◆ STORED DATA:
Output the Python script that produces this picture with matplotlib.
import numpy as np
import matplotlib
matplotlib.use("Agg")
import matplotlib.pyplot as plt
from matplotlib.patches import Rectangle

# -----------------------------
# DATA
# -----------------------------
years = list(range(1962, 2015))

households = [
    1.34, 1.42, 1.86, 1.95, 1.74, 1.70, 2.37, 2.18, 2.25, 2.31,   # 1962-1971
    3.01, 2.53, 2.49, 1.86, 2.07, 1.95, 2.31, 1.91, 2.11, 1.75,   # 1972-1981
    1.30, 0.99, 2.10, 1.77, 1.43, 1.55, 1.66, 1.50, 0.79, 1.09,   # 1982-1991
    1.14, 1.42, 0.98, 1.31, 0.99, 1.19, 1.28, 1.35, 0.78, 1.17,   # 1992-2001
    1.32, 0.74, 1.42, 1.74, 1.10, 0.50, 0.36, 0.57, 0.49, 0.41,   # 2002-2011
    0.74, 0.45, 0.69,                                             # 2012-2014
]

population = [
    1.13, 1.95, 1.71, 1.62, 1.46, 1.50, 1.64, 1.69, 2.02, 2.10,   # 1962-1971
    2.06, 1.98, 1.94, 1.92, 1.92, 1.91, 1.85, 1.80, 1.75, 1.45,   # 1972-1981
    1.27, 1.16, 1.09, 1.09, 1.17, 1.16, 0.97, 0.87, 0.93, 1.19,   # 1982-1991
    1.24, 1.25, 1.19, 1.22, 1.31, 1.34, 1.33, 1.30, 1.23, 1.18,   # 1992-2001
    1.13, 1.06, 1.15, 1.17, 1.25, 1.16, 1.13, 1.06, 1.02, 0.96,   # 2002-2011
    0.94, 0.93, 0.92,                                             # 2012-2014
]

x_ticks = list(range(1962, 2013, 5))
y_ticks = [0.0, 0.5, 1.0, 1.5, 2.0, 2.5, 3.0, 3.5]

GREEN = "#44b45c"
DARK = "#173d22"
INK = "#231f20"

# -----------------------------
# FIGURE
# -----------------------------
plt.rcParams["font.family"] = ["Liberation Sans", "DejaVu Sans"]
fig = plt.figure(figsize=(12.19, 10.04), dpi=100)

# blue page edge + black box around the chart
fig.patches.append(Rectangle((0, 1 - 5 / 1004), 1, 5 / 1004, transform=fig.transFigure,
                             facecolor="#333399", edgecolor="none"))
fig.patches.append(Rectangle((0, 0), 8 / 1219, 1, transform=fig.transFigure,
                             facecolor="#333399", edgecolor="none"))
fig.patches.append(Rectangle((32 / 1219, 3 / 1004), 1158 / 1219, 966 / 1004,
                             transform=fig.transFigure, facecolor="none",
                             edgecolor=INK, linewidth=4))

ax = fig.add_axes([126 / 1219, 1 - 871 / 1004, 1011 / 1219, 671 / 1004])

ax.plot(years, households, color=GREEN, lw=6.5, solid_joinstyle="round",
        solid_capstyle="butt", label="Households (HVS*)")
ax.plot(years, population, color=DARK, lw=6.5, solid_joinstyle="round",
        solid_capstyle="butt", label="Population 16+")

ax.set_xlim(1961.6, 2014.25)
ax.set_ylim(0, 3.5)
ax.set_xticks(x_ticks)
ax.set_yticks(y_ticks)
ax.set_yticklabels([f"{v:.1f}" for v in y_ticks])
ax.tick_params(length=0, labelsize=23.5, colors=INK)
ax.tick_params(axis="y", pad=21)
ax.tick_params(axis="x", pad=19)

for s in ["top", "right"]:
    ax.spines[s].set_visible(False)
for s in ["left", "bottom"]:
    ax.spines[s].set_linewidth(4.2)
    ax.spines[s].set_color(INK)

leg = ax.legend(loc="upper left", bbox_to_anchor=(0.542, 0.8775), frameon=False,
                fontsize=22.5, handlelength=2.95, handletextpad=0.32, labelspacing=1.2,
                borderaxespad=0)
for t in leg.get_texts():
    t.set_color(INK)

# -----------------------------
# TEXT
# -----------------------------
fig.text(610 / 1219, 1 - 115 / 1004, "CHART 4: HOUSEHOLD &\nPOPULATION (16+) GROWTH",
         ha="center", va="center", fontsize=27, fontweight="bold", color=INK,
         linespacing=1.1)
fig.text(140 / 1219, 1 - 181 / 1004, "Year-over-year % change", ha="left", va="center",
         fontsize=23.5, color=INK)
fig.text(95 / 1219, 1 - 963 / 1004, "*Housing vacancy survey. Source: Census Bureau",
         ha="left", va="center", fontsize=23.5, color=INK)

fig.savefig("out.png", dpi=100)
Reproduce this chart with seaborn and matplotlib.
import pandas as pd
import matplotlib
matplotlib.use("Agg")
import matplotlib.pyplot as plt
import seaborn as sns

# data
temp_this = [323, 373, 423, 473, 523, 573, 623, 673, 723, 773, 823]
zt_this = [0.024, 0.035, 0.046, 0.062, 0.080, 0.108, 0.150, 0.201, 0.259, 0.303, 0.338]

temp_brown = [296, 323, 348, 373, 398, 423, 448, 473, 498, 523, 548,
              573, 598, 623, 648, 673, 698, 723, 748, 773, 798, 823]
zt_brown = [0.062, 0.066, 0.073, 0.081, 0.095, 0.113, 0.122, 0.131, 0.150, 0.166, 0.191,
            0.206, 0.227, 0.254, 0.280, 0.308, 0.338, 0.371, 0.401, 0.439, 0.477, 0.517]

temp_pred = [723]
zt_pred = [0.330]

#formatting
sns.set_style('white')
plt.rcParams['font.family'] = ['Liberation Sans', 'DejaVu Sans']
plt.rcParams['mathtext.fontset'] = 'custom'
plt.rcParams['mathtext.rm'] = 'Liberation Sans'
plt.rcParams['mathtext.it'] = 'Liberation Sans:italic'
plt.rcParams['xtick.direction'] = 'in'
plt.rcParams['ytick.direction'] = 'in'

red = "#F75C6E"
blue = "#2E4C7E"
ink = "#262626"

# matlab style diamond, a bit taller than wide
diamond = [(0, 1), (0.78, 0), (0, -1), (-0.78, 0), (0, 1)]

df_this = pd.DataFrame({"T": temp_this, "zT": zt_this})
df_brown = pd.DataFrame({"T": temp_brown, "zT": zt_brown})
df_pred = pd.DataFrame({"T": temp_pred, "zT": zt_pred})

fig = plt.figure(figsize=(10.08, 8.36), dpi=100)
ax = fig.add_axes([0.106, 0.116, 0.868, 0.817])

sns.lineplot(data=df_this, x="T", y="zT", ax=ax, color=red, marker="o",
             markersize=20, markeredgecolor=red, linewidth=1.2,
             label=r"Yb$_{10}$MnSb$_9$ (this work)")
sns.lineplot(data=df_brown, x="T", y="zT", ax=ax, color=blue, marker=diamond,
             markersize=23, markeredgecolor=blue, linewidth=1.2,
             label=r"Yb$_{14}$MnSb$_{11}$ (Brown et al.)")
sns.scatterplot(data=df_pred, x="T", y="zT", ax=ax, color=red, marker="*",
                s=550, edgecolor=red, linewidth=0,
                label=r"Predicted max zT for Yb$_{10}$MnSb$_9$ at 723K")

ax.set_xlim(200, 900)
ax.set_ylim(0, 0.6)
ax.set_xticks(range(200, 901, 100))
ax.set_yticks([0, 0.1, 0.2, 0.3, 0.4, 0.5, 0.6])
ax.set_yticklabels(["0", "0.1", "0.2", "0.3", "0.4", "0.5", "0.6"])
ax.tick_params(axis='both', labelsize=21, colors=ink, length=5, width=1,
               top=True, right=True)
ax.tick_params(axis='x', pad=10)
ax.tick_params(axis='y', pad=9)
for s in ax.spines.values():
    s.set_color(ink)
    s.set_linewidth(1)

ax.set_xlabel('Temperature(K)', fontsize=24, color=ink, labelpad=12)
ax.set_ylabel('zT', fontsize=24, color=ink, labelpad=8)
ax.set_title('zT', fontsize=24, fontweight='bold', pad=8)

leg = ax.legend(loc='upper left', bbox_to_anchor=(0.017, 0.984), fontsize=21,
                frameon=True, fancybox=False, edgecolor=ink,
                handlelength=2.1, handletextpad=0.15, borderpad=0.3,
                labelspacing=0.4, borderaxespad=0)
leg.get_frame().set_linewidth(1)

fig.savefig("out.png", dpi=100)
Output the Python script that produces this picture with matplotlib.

◆ STATED EXERCISE: In the listing above, how many lines hold the word "seaborn"? Give the number and nothing more.

◆ ANSWER TO THIS EXERCISE: 2